Get all participants on the same page, provide background and impetus for this project
Agenda
Introductions: name, institution, interest in this effort, relevant expertise (15 mins)
Tanya - very brief history, overview of current motivation, TAIR's efforts since Araport11 release (10 mins)
Françoise/NCBI team member - overview of NCBI Eukaryotic Genome Annotation pipeline using the initial run with Naish T2T genome as example (15 mins)
Korbinian - overview of Col-CC (community consensus) assembly progress so far (15 mins)
...
Who would handle submission to Genbank and how can we best prepare for a smooth submission?
Schedule follow up meetings for subgroups (assembly, manual review, other)
Summary
General enthusiasm for the need and utility of a reannotation.
Proposed timeline: 12 calendar months to set up the framework, process, teams to get V12 released.

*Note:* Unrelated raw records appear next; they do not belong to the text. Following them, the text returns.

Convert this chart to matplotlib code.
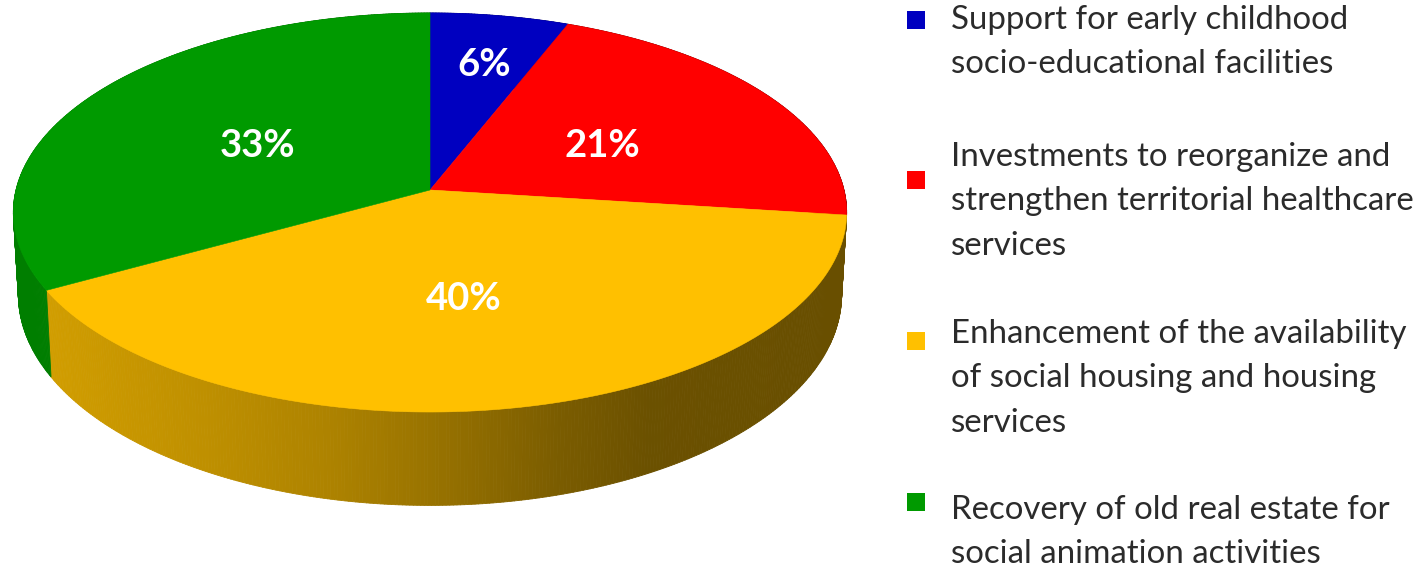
import numpy as np
import matplotlib
matplotlib.use("Agg")
import matplotlib.pyplot as plt
from matplotlib.collections import PolyCollection

# Data
categories = [
    "Support for early childhood\nsocio-educational facilities",
    "Investments to reorganize and\nstrengthen territorial healthcare\nservices",
    "Enhancement of the availability\nof social housing and housing\nservices",
    "Recovery of old real estate for\nsocial animation activities",
]
values = [6, 21, 40, 33]
value_labels = ["6%", "21%", "40%", "33%"]
colors = ["#0000c0", "#ff0000", "#ffc000", "#009a00"]

# Layout (in image pixels)
W, H = 1426, 567
K = 0.1127
TOP = dict(cx=430.0, cy=190.0, a=414.0, b=197.0)
BOT = dict(cx=430.0, cy=271.0, a=409.0, b=208.0)
label_pos = [(484, 65), (602, 146), (464, 299), (258, 146)]
marker_pos = [(915.5, 20), (915.5, 180), (915.5, 341), (915.5, 502)]
text_y = [5, 142, 319, 495]
shade_x = [45, 200, 330, 430, 560, 650, 850]
shade_v = [0.82, 0.75, 0.68, 0.60, 0.48, 0.42, 0.41]


def project(theta, p):
    """Clockwise angle from 12 o'clock on a unit circle -> perspective pixel coords."""
    sx, sy = np.sin(theta), np.cos(theta)
    d = 1 + K * sy
    return p["cx"] + p["a"] * sx / d, p["cy"] - p["b"] * sy / d


fig = plt.figure(figsize=(W / 100, H / 100), dpi=100)
ax = fig.add_axes([0, 0, 1, 1])
ax.set_xlim(0, W)
ax.set_ylim(H, 0)
ax.axis("off")

edges = np.cumsum([0] + values) / np.sum(values) * 2 * np.pi

# Side walls
for i, c in enumerate(colors):
    t = np.linspace(edges[i], edges[i + 1], max(8, int(values[i] * 8)))
    x0, y0 = project(t, TOP)
    x1, y1 = project(t, BOT)
    base = np.array(matplotlib.colors.to_rgb(c))
    polys, cols = [], []
    for j in range(len(t) - 1):
        polys.append([(x0[j], y0[j]), (x0[j + 1], y0[j + 1]), (x1[j + 1], y1[j + 1]), (x1[j], y1[j])])
        cols.append(base * np.interp((x0[j] + x0[j + 1]) / 2, shade_x, shade_v))
    ax.add_collection(PolyCollection(polys, facecolors=cols, edgecolors=cols, linewidths=0.6, zorder=2))

# Top face
for i, c in enumerate(colors):
    t = np.linspace(edges[i], edges[i + 1], 200)
    x, y = project(t, TOP)
    ax.fill(np.r_[TOP["cx"], x], np.r_[TOP["cy"], y], color=c, lw=0.4, zorder=3)

for (x, y), s in zip(label_pos, value_labels):
    ax.text(x, y, s, color="white", fontsize=27.5, fontweight="bold", family="Lato",
            ha="center", va="center", zorder=4)

# Legend
for (x, y), c, s, ty in zip(marker_pos, colors, categories, text_y):
    ax.scatter([x], [y], s=(18 * 0.72) ** 2, marker="s", color=c, linewidths=0, zorder=4)
    ax.text(951, ty, s, color="#2b2b2b", fontsize=23.8, family="Lato",
            ha="left", va="top", linespacing=1.6, zorder=4)

fig.savefig("out.png", dpi=100, facecolor="white")
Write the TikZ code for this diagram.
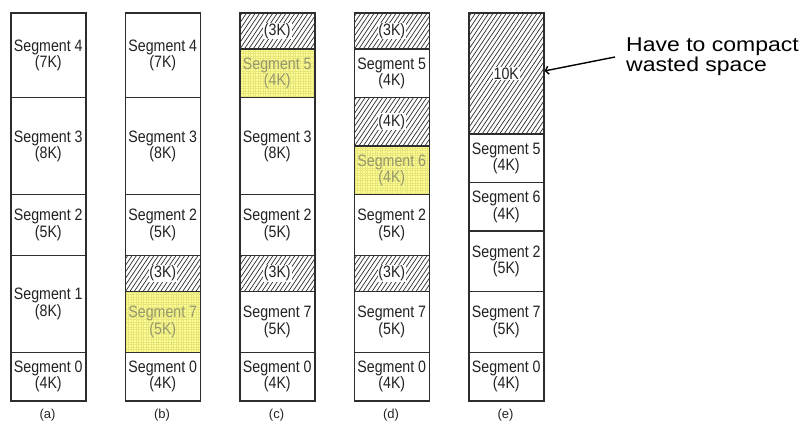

Funding: No dedicated, separately-sourced funding for any particular group at this time. Interested groups will contribute expertise and/or infrastructure.
Assembly
need to work out details of tracking the metadata on BioSample provenance for the individual pieces
K. Schneebeger's group's work on assembling a Col-Community Consensus (CC) assembly is likely to finish by the end of 2022, and will incorporate C. Pikaard's group's data on NOR2 and NOR4, 4 Col-0 MA lines from F. Rabanal/D. Weigel
Col-CC should be submitted to NCBI as an independent assembly
Idea to visualize the multiple individual assemblies that were combined to make Col-CC as a patchwork (GCV? other visualization tool?)
Automated Annotation
NCBI will take the Col-CC assembly when accepted by NCBI and available and will run it through their eukaryotic annotation pipeline
need to resolve details on whether or not to include the Araport11 proteins as evidence
add isoSeq from PRJNA755474 from this paper to next run
please send more recent isoSeq/RNA-seq/CAGE experimental data in GenBank to include in the next run
Manual Review
TAIR to investigate hosting requirements/existing training tools, ease of output of information needed for NCBI submission even before manual review begins
used by many MODs to maintain their genomes, concurrent editing possible, community maintained code
TAIR as coordinator
Klass van Wijk: anything to do with proteins (including small peptides - sORFs, etc) and protein isoforms (AS, etc)
Kai Ye : We (XJTU team) would work on centromeres and microsatellite sites.
Shujun Ou, Alex Bousios: TEs, ATHILAs
Craig Pikaard: NOR2 and NOR4, rDNAs
WebApollo as tool
Community experts
Submission to NCBI/GenBank
begin working on release early, no need to wait till manual review is done, can be done with dummy data to work out format issues
Dissemination
broad support for authorship on V12 paper for ALL who were involved in effort, in any stage of the process
V12 release to be incorporated into TAIR, BAR, etc as soon as possible after NCBI RefSeq is updated to this version
Action items
We'll check in by email in mid-December to get an update from Korbinian and from TAIR on the assembly progress and WebApollo.